Located in Graz, Austria ‘Vagabund Moto’ is the brainchild of designer Paul Brauchart and mechanical engineer Philipp Rabl. “Both of us started working on vintage motorcycles early in life because we love these old pieces of metal” says Paul, who proposed his CB450 be their first combined project. “We want to create motorcycles that are not simply lifestyle products or basic transport. For us it’s about building a functional piece of art”.
According to Paul trying to find a compromise between usability and design can be a challenge with Austrian legislation, but the two seem to be dealing with the limitations incredibly well. “We love to keep our designs minimalistic. We’ll work on almost any motorcycle brand or model and prefer to build handcrafted parts when possible. Before we start each build we do a time consuming, realistic sketch of the new design for our customers. The customer is king, but we always try to implement our own design style.”
Paul’s 1972 Honda CB450 K5 Cafe Racer was developed in line with their personal brief of clean lines and a minimalist finish.
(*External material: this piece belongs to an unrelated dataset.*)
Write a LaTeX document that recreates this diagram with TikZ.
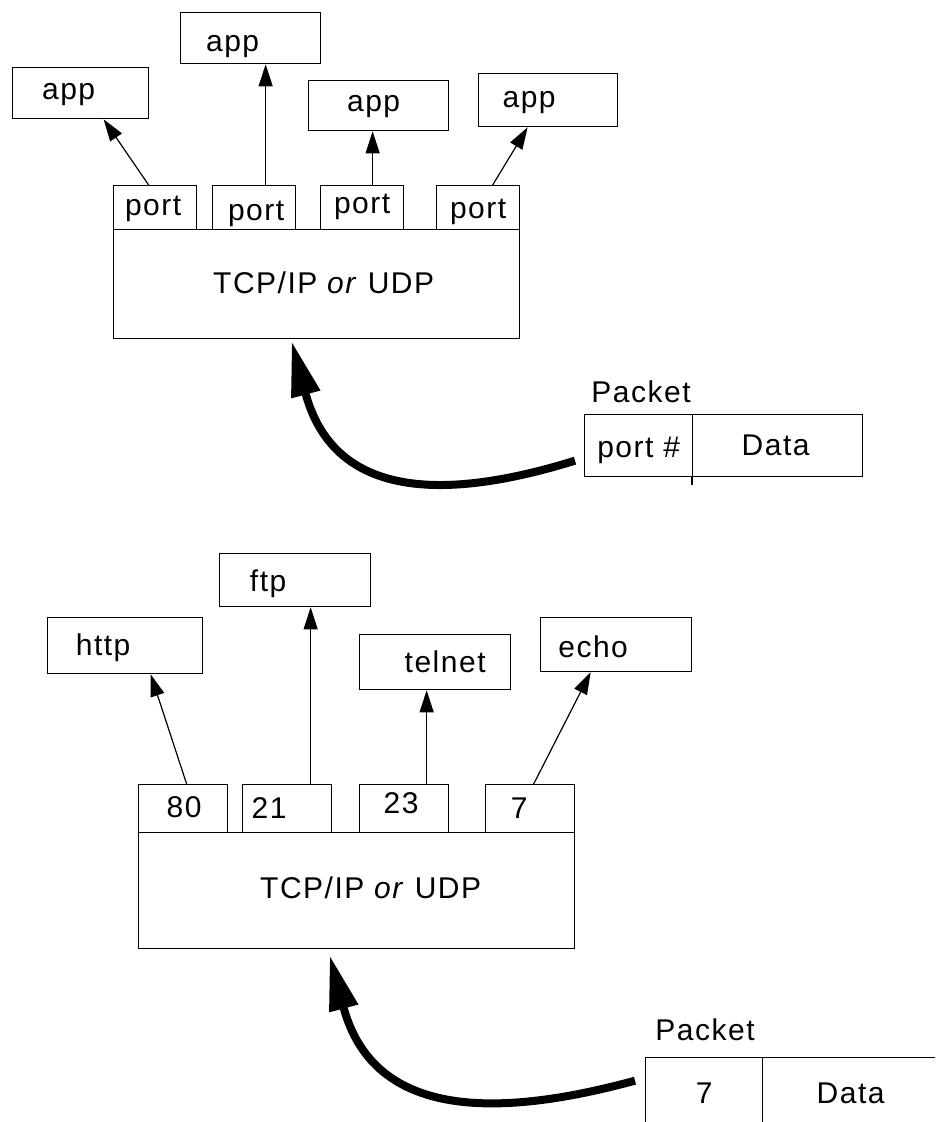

The bike has been “downsized” by removing everything deemed as unnecessary and along with functioning as a showcase of their work it’s still functioning asPaul’s personal ride.
After being stripped bare the rear of the CB’s frame was replaced with a kicked loop that cleverly incorporates the bikes LED running lights and rear indicators. A wheel hugger style number plate mount helps to keep the tail end clean while doubling as a fender and for improved handling a pair of brushed alloy, RFY piggyback shocks were added.
In place of the stock handlebars the CB450 wears a set of custom made clip ons with CNC milled grips that have been wrapped in brown leather and M-Blaze Motogadget bar end indicators. The hand controls are a mix of Harley and Kustomtech parts and the stock switches have been replaced with flush mounted buttons on the bars and top clamp. The stock instruments have also been removed to make way for a single, tiny Motogadget ‘motoscope’ dial that sits in the center of the top clamp thanks to a custom bracket that utilises existing mounting points.
Adding to its minimal finish the bikes wiring has been kept out of view by running it internally wherever possible and the battery and fuses now reside in an alloy tray mounted beneath the seat. Fueling has been improved thanks to the addition of new Mikuni carburettors, tuned to run the K&N pod style filters and the bikes heavily customised exhaust system. For a touch of vintage cool a repurposed Colgate shaving stick tin acts as the oil breather catch can and a Brooks tools bag hangs off the bike’s frame.
Tying everything together on Vagabund’s Honda CB450 is its industrially inspired paint scheme. A moss green, satin black and raw alloy mix of finishes embellished with brass fixtures and brown leather upholstery.
Despite being on the custom motorcycle scene for less than 12 months, Vagabund Moto have also completed a stunning BMW R100R Scrambler that you can see on the Bless This Stuff website. With builds like these to launch their new brand we’re sure that 2016 will be an exciting year for Paul and Philipps new venture.
Often what occurs in between the stages of concept and completion can result in differences between one and the other. However when you combine the keen eye of a talented designer with the skills of a mechanical engineer things tend not to get lost in translation. This was exactly the case when it came to piecing together Vagabund Moto’s Honda CB450 K5 Cafe Racer. The bike was the first project to be completed under the Vagabund Moto name and it’s an almost identical interpretation of the pairs original concept, from the leather tool pouch to the custom made exhaust.